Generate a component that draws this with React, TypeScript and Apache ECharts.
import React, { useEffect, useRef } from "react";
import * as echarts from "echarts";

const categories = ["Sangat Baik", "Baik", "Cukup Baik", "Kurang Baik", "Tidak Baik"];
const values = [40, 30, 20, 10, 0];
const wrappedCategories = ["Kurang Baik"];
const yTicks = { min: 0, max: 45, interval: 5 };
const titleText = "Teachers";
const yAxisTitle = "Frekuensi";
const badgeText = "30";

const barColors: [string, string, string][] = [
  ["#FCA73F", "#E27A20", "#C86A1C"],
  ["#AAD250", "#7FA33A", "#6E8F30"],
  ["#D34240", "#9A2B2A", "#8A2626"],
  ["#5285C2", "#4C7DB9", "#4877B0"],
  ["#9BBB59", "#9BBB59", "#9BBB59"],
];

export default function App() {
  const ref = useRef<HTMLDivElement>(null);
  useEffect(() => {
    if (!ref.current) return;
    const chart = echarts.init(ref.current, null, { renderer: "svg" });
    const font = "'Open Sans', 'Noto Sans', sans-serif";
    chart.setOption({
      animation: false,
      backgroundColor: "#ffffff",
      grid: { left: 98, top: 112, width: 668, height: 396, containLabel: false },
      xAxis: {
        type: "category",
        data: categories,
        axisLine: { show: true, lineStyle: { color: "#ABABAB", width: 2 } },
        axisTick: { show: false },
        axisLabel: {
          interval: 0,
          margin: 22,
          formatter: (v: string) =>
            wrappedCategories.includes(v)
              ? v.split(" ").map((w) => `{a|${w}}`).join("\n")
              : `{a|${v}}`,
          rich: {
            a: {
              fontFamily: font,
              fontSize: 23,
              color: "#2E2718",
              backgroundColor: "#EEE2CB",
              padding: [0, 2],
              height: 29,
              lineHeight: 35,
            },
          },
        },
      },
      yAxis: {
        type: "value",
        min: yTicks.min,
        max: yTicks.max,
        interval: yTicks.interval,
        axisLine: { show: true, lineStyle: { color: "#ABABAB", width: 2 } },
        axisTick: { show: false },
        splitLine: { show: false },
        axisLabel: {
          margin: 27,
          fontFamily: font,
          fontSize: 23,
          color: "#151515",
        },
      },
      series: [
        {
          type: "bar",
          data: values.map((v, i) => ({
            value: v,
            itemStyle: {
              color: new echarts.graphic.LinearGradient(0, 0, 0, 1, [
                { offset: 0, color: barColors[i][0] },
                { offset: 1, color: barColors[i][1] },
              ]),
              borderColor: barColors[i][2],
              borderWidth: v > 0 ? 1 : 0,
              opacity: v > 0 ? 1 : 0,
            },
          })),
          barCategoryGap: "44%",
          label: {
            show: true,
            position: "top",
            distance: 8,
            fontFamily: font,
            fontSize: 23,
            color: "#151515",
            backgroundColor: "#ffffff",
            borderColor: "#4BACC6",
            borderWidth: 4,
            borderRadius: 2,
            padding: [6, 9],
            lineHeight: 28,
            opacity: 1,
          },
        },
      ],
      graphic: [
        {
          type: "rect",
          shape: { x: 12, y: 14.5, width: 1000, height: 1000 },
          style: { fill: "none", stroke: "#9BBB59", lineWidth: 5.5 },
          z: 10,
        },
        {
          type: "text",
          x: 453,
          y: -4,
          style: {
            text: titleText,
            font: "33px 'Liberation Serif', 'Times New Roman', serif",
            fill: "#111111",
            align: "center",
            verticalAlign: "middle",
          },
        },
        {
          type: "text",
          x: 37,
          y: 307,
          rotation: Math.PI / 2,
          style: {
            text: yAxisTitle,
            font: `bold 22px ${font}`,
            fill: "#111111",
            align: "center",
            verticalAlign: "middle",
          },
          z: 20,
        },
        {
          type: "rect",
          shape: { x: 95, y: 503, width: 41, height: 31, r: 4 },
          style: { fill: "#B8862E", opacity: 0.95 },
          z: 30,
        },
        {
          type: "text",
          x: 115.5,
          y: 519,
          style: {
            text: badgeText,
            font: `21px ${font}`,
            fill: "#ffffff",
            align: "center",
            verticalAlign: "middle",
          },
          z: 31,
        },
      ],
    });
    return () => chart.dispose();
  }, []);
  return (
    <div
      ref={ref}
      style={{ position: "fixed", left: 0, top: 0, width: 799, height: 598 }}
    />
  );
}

INSTRUCTIONS FOR THE TASK:
Write out the whole listing again, exactly as it stands.

RESULT:
Generate a component that draws this with React, TypeScript and Apache ECharts.
import React, { useEffect, useRef } from "react";
import * as echarts from "echarts";

const categories = ["Sangat Baik", "Baik", "Cukup Baik", "Kurang Baik", "Tidak Baik"];
const values = [40, 30, 20, 10, 0];
const wrappedCategories = ["Kurang Baik"];
const yTicks = { min: 0, max: 45, interval: 5 };
const titleText = "Teachers";
const yAxisTitle = "Frekuensi";
const badgeText = "30";

const barColors: [string, string, string][] = [
  ["#FCA73F", "#E27A20", "#C86A1C"],
  ["#AAD250", "#7FA33A", "#6E8F30"],
  ["#D34240", "#9A2B2A", "#8A2626"],
  ["#5285C2", "#4C7DB9", "#4877B0"],
  ["#9BBB59", "#9BBB59", "#9BBB59"],
];

export default function App() {
  const ref = useRef<HTMLDivElement>(null);
  useEffect(() => {
    if (!ref.current) return;
    const chart = echarts.init(ref.current, null, { renderer: "svg" });
    const font = "'Open Sans', 'Noto Sans', sans-serif";
    chart.setOption({
      animation: false,
      backgroundColor: "#ffffff",
      grid: { left: 98, top: 112, width: 668, height: 396, containLabel: false },
      xAxis: {
        type: "category",
        data: categories,
        axisLine: { show: true, lineStyle: { color: "#ABABAB", width: 2 } },
        axisTick: { show: false },
        axisLabel: {
          interval: 0,
          margin: 22,
          formatter: (v: string) =>
            wrappedCategories.includes(v)
              ? v.split(" ").map((w) => `{a|${w}}`).join("\n")
              : `{a|${v}}`,
          rich: {
            a: {
              fontFamily: font,
              fontSize: 23,
              color: "#2E2718",
              backgroundColor: "#EEE2CB",
              padding: [0, 2],
              height: 29,
              lineHeight: 35,
            },
          },
        },
      },
      yAxis: {
        type: "value",
        min: yTicks.min,
        max: yTicks.max,
        interval: yTicks.interval,
        axisLine: { show: true, lineStyle: { color: "#ABABAB", width: 2 } },
        axisTick: { show: false },
        splitLine: { show: false },
        axisLabel: {
          margin: 27,
          fontFamily: font,
          fontSize: 23,
          color: "#151515",
        },
      },
      series: [
        {
          type: "bar",
          data: values.map((v, i) => ({
            value: v,
            itemStyle: {
              color: new echarts.graphic.LinearGradient(0, 0, 0, 1, [
                { offset: 0, color: barColors[i][0] },
                { offset: 1, color: barColors[i][1] },
              ]),
              borderColor: barColors[i][2],
              borderWidth: v > 0 ? 1 : 0,
              opacity: v > 0 ? 1 : 0,
            },
          })),
          barCategoryGap: "44%",
          label: {
            show: true,
            position: "top",
            distance: 8,
            fontFamily: font,
            fontSize: 23,
            color: "#151515",
            backgroundColor: "#ffffff",
            borderColor: "#4BACC6",
            borderWidth: 4,
            borderRadius: 2,
            padding: [6, 9],
            lineHeight: 28,
            opacity: 1,
          },
        },
      ],
      graphic: [
        {
          type: "rect",
          shape: { x: 12, y: 14.5, width: 1000, height: 1000 },
          style: { fill: "none", stroke: "#9BBB59", lineWidth: 5.5 },
          z: 10,
        },
        {
          type: "text",
          x: 453,
          y: -4,
          style: {
            text: titleText,
            font: "33px 'Liberation Serif', 'Times New Roman', serif",
            fill: "#111111",
            align: "center",
            verticalAlign: "middle",
          },
        },
        {
          type: "text",
          x: 37,
          y: 307,
          rotation: Math.PI / 2,
          style: {
            text: yAxisTitle,
            font: `bold 22px ${font}`,
            fill: "#111111",
            align: "center",
            verticalAlign: "middle",
          },
          z: 20,
        },
        {
          type: "rect",
          shape: { x: 95, y: 503, width: 41, height: 31, r: 4 },
          style: { fill: "#B8862E", opacity: 0.95 },
          z: 30,
        },
        {
          type: "text",
          x: 115.5,
          y: 519,
          style: {
            text: badgeText,
            font: `21px ${font}`,
            fill: "#ffffff",
            align: "center",
            verticalAlign: "middle",
          },
          z: 31,
        },
      ],
    });
    return () => chart.dispose();
  }, []);
  return (
    <div
      ref={ref}
      style={{ position: "fixed", left: 0, top: 0, width: 799, height: 598 }}
    />
  );
}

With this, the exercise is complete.